■ Your instructions:
Locate each line below that includes "chart" and reproduce it.

-- begin --

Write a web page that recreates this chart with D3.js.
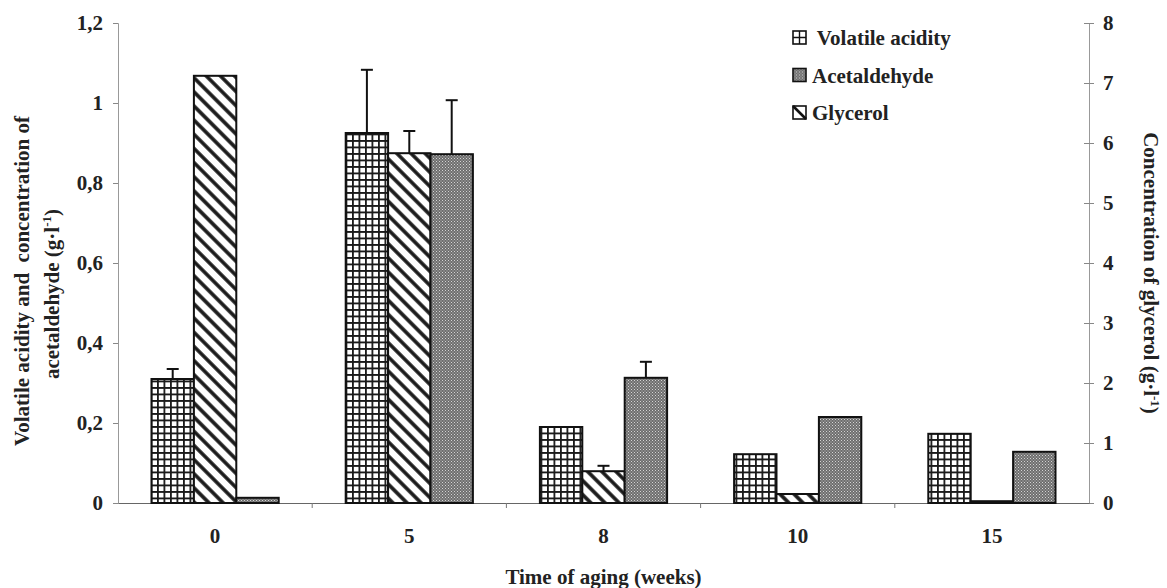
<!DOCTYPE html>
<html>
<head>
<meta charset="utf-8">
<script src="https://cdn.jsdelivr.net/npm/d3@7"></script>
<style>
  html, body { margin: 0; padding: 0; background: #fff; }
  svg text { font-family: "Liberation Serif", "Times New Roman", serif; font-weight: bold; fill: #222; }
</style>
</head>
<body>
<div id="chart"></div>
<script>
// data
const weeks = ["0", "5", "8", "10", "15"];
const volatileAcidity = [0.31, 0.925, 0.19, 0.122, 0.173];   // g/l, left axis
const volatileErr = [0.025, 0.158, 0, 0, 0];
const acetaldehyde = [0.013, 0.872, 0.313, 0.215, 0.128];    // g/l, left axis
const acetaldehydeErr = [0, 0.135, 0.04, 0, 0];
const glycerol = [7.12, 5.83, 0.53, 0.15, 0.03];             // g/l, right axis
const glycerolErr = [0, 0.37, 0.09, 0, 0];
const leftTicks = [0, 0.2, 0.4, 0.6, 0.8, 1, 1.2];
const rightTicks = [0, 1, 2, 3, 4, 5, 6, 7, 8];
const legendNames = [" Volatile acidity", "Acetaldehyde", "Glycerol"];

const width = 1167, height = 588;
const margin = { top: 23, right: 78, bottom: 85, left: 118 };
const plotW = width - margin.left - margin.right;
const plotH = height - margin.top - margin.bottom;
const fs = 21;

const svg = d3.select('#chart').append('svg')
  .attr('width', width)
  .attr('height', height);

// patterns
const defs = svg.append('defs');
const grid = defs.append('pattern').attr('id', 'grid')
  .attr('patternUnits', 'userSpaceOnUse').attr('width', 6.5).attr('height', 6.5);
grid.append('rect').attr('width', 6.5).attr('height', 6.5).attr('fill', '#fff');
grid.append('path').attr('d', 'M0,0.9H6.5M0.9,0V6.5').attr('stroke', '#1a1a1a').attr('stroke-width', 1.8);

const hatch = defs.append('pattern').attr('id', 'hatch')
  .attr('patternUnits', 'userSpaceOnUse').attr('width', 10).attr('height', 10)
  .attr('patternTransform', 'rotate(45)');
hatch.append('rect').attr('width', 10).attr('height', 10).attr('fill', '#fff');
hatch.append('line').attr('x1', 0).attr('x2', 10).attr('y1', 5).attr('y2', 5)
  .attr('stroke', '#1a1a1a').attr('stroke-width', 3.6);

const dots = defs.append('pattern').attr('id', 'dots')
  .attr('patternUnits', 'userSpaceOnUse').attr('width', 3).attr('height', 3);
dots.append('rect').attr('width', 3).attr('height', 3).attr('fill', '#6e6e6e');
dots.append('rect').attr('width', 1).attr('height', 1).attr('fill', '#d4d4d4');
dots.append('rect').attr('x', 1.5).attr('y', 1.5).attr('width', 1).attr('height', 1).attr('fill', '#c4c4c4');

// scales
const x = d3.scaleBand().domain(weeks).range([0, plotW]);
const groupW = x.bandwidth() * 0.655;
const inner = d3.scaleBand().domain(['va', 'gly', 'acet']).range([0, groupW]);
const yL = d3.scaleLinear().domain([0, 1.2]).range([plotH, 0]);
const yR = d3.scaleLinear().domain([0, 8]).range([plotH, 0]);

const chart = svg.append('g')
  .attr('transform', `translate(${margin.left}, ${margin.top})`);

// axes
const leftAxis = chart.append('g')
  .call(d3.axisLeft(yL).tickValues(leftTicks).tickSize(5).tickPadding(10)
    .tickFormat(d => String(+d.toFixed(1)).replace('.', ',')));
leftAxis.select('.domain').attr('stroke', '#999');
leftAxis.selectAll('.tick line').attr('stroke', '#888');
leftAxis.selectAll('text').attr('font-size', fs).attr('fill', '#222');

const rightAxis = chart.append('g')
  .attr('transform', `translate(${plotW}, 0)`)
  .call(d3.axisRight(yR).tickValues(rightTicks).tickSize(5).tickPadding(9));
rightAxis.select('.domain').attr('stroke', '#999');
rightAxis.selectAll('.tick line').attr('x1', -5).attr('stroke', '#888');
rightAxis.selectAll('text').attr('font-size', fs).attr('fill', '#222');

const bottomAxis = chart.append('g')
  .attr('transform', `translate(0, ${plotH})`)
  .call(d3.axisBottom(x).tickSize(0).tickPadding(25));
bottomAxis.select('.domain').attr('stroke', '#666');
bottomAxis.selectAll('text').attr('font-size', fs).attr('fill', '#222');

// tick marks between categories
chart.append('g').selectAll('line')
  .data(weeks.slice(1))
  .enter().append('line')
  .attr('x1', d => x(d)).attr('x2', d => x(d))
  .attr('y1', plotH).attr('y2', plotH + 5)
  .attr('stroke', '#777');

// bars
const series = [
  { key: 'va', values: volatileAcidity, err: volatileErr, y: yL, fill: 'url(#grid)' },
  { key: 'gly', values: glycerol, err: glycerolErr, y: yR, fill: 'url(#hatch)' },
  { key: 'acet', values: acetaldehyde, err: acetaldehydeErr, y: yL, fill: 'url(#dots)' }
];

const barX = (week, key) => x(week) + (x.bandwidth() - groupW) / 2 + inner(key);

series.forEach(s => {
  const rows = weeks.map((w, i) => ({ week: w, value: s.values[i], err: s.err[i] }));

  chart.append('g').selectAll('rect')
    .data(rows)
    .enter().append('rect')
    .attr('x', d => barX(d.week, s.key))
    .attr('y', d => s.y(d.value))
    .attr('width', inner.bandwidth())
    .attr('height', d => plotH - s.y(d.value))
    .attr('fill', s.fill)
    .attr('stroke', '#111')
    .attr('stroke-width', 2);

  // error bars (upper only)
  const errs = chart.append('g').selectAll('g')
    .data(rows.filter(d => d.err > 0))
    .enter().append('g')
    .attr('stroke', '#111').attr('stroke-width', 2);
  errs.append('line')
    .attr('x1', d => barX(d.week, s.key) + inner.bandwidth() / 2)
    .attr('x2', d => barX(d.week, s.key) + inner.bandwidth() / 2)
    .attr('y1', d => s.y(d.value))
    .attr('y2', d => s.y(d.value + d.err));
  errs.append('line')
    .attr('x1', d => barX(d.week, s.key) + inner.bandwidth() / 2 - 6)
    .attr('x2', d => barX(d.week, s.key) + inner.bandwidth() / 2 + 6)
    .attr('y1', d => s.y(d.value + d.err))
    .attr('y2', d => s.y(d.value + d.err));
});

// axis titles
svg.append('text')
  .attr('transform', 'translate(29, 281) rotate(-90)')
  .attr('text-anchor', 'middle')
  .attr('font-size', fs).style('white-space', 'pre')
  .text('Volatile acidity and  concentration of');
const lt2 = svg.append('text')
  .attr('transform', 'translate(59, 294) rotate(-90)')
  .attr('text-anchor', 'middle').attr('font-size', fs);
lt2.append('tspan').text('acetaldehyde (g·l');
lt2.append('tspan').attr('dy', -8).attr('font-size', 13).text('-1');
lt2.append('tspan').attr('dy', 8).text(')');

const rt = svg.append('text')
  .attr('transform', 'translate(1144, 273) rotate(90)')
  .attr('text-anchor', 'middle').attr('font-size', fs);
rt.append('tspan').text('Concentration of glycerol (g·l');
rt.append('tspan').attr('dy', -7).attr('font-size', 13).text('-1');
rt.append('tspan').attr('dy', 7).text(')');

svg.append('text')
  .attr('x', margin.left + plotW / 2).attr('y', 584)
  .attr('text-anchor', 'middle').attr('font-size', fs)
  .text('Time of aging (weeks)');

// legend
const legend = svg.append('g').attr('transform', 'translate(793, 0)');
const items = legend.selectAll('g')
  .data(legendNames)
  .enter().append('g')
  .attr('transform', (d, i) => `translate(0, ${31 + i * 37.5})`);

items.append('rect')
  .attr('width', 13).attr('height', 13)
  .attr('fill', (d, i) => i === 1 ? 'url(#dots)' : '#fff')
  .attr('stroke', '#111').attr('stroke-width', 1.6);
// small icons for grid & hatch swatches
items.filter((d, i) => i === 0).append('path')
  .attr('d', 'M6.5,0V13M0,6.5H13').attr('stroke', '#111').attr('stroke-width', 1.4);
items.filter((d, i) => i === 2).append('path')
  .attr('d', 'M0,0L13,13').attr('stroke', '#111').attr('stroke-width', 2.6);

items.append('text')
  .attr('x', 19).attr('y', 14)
  .attr('font-size', fs)
  .style('white-space', 'pre')
  .text(d => d);
</script>
</body>
</html>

-- end --

■ Exercise output:
Write a web page that recreates this chart with D3.js.
<div id="chart"></div>
const svg = d3.select('#chart').append('svg')
const chart = svg.append('g')
const leftAxis = chart.append('g')
const rightAxis = chart.append('g')
const bottomAxis = chart.append('g')
chart.append('g').selectAll('line')
  chart.append('g').selectAll('rect')
  const errs = chart.append('g').selectAll('g')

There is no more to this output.